Red ties are so over. Color matters. In this seemingly endless presidential campaign, the most important people may be the candidates' fashion consultants. Clothes make the man--or the woman--or the presidential nominee.
I learned all this by watching a segment of Good Morning America yesterday, or did I? Perhaps I really learned this lesson many years ago when I read a favorite book of mine, Ray Bradbury's Fahrenheit 451. Yes, that's the satire about book burning, but there's a lot more to it.

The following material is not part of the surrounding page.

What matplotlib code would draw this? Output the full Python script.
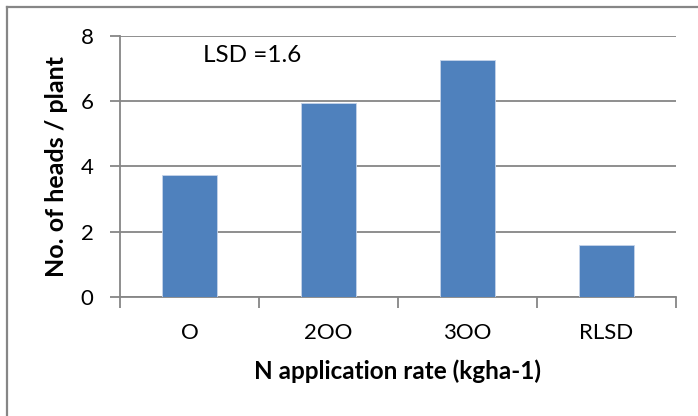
import numpy as np
import matplotlib.pyplot as plt
from matplotlib.lines import Line2D

plt.rcParams['font.family'] = ['Lato', 'DejaVu Sans']

rates = ['O', '2OO', '3OO', 'RLSD']
heads = [3.73, 5.95, 7.27, 1.6]
lsd = 1.6

W, H = 698, 416
fig = plt.figure(figsize=(W / 100, H / 100), dpi=100)
ax = fig.add_axes([120 / W, 1 - 296.7 / H, 556 / W, 260.7 / H])

grid_c = '#868686'
x = np.arange(len(rates))
ax.bar(x, heads, width=0.4, color='#4f81bd', edgecolor='#c6d4ea', linewidth=0.6, zorder=3)

ax.set_xlim(-0.5, len(rates) - 0.5)
ax.set_ylim(0, 8)
ax.set_yticks([0, 2, 4, 6, 8])
ax.yaxis.grid(True, color=grid_c, linewidth=1.3)
ax.set_axisbelow(True)

ax.set_xticks(x)
ax.set_xticklabels(rates)
ax.set_xticks(np.arange(-0.5, len(rates)), minor=True)
ax.tick_params(axis='x', which='major', length=0, pad=19, labelsize=16)
ax.tick_params(axis='x', which='minor', length=8, width=1.3, color=grid_c)
ax.tick_params(axis='y', length=7, width=1.3, color=grid_c, labelsize=16, pad=12)

for s in ['top', 'right']:
    ax.spines[s].set_visible(False)
for s in ['left', 'bottom']:
    ax.spines[s].set_color(grid_c)
    ax.spines[s].set_linewidth(1.3)

ax.set_xlabel('N application rate (kgha-1)', fontsize=17.5, fontweight='bold', labelpad=12)
ax.set_ylabel('No. of heads / plant', fontsize=18, fontweight='bold', labelpad=9)
ax.text(0.149, 0.927, 'LSD =%.1f' % lsd, transform=ax.transAxes, fontsize=17.5, va='center')

# frame lines on the left and top edge
fig.add_artist(Line2D([7 / W, 7 / W], [0, 1 - 6.5 / H], color=grid_c, linewidth=1.6, transform=fig.transFigure))
fig.add_artist(Line2D([7 / W, 1], [1 - 6.5 / H, 1 - 6.5 / H], color=grid_c, linewidth=1.6, transform=fig.transFigure))

fig.savefig('out.png', dpi=100)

As Guy Montag, the book-burning fireman who has begun to question his job, forces his wife Mildred and her friends to discuss "serious topics" rather than glue their attentions to the TV walls, one of their topics is elections:
"I voted last election, same as everyone, and I laid it on the line for President Noble. I think he's one of the nicest-looking men ever became president," says Mrs. Bowles.
"Oh, but the man they ran against him!"
"He wasn't much, was he? Kind of small and homely and he didn't shave too close or comb his hair very well."
"What possessed the 'Outs' to run him? You just don't go running a little short man like that against a tall man. Besides, he mumbled. Half the time I couldn't hear a word he said. And the words I did hear I didn't understand."
"Fat, too, and didn't dress to hide it. No wonder the landslide was for Winston Noble. Even their names helped. Compare Winston Noble to Hubert Hoag for ten seconds and you can almost figure the results."
Well, I don't know the color of either Noble's or Hoag's necktie (I'm surprised that Mrs. Bowles and Mildred Montag didn't mention it), but I do see a parallel. Are we too concerned about what our candidates wear and how they look? I have a suspicion, and I hope that I'm wrong, that far too many Americans pay more attention to how the candidates look and dress than to what, if anything, they really say and stand for. Does tie color (or the color of Hillary's suit) really matter?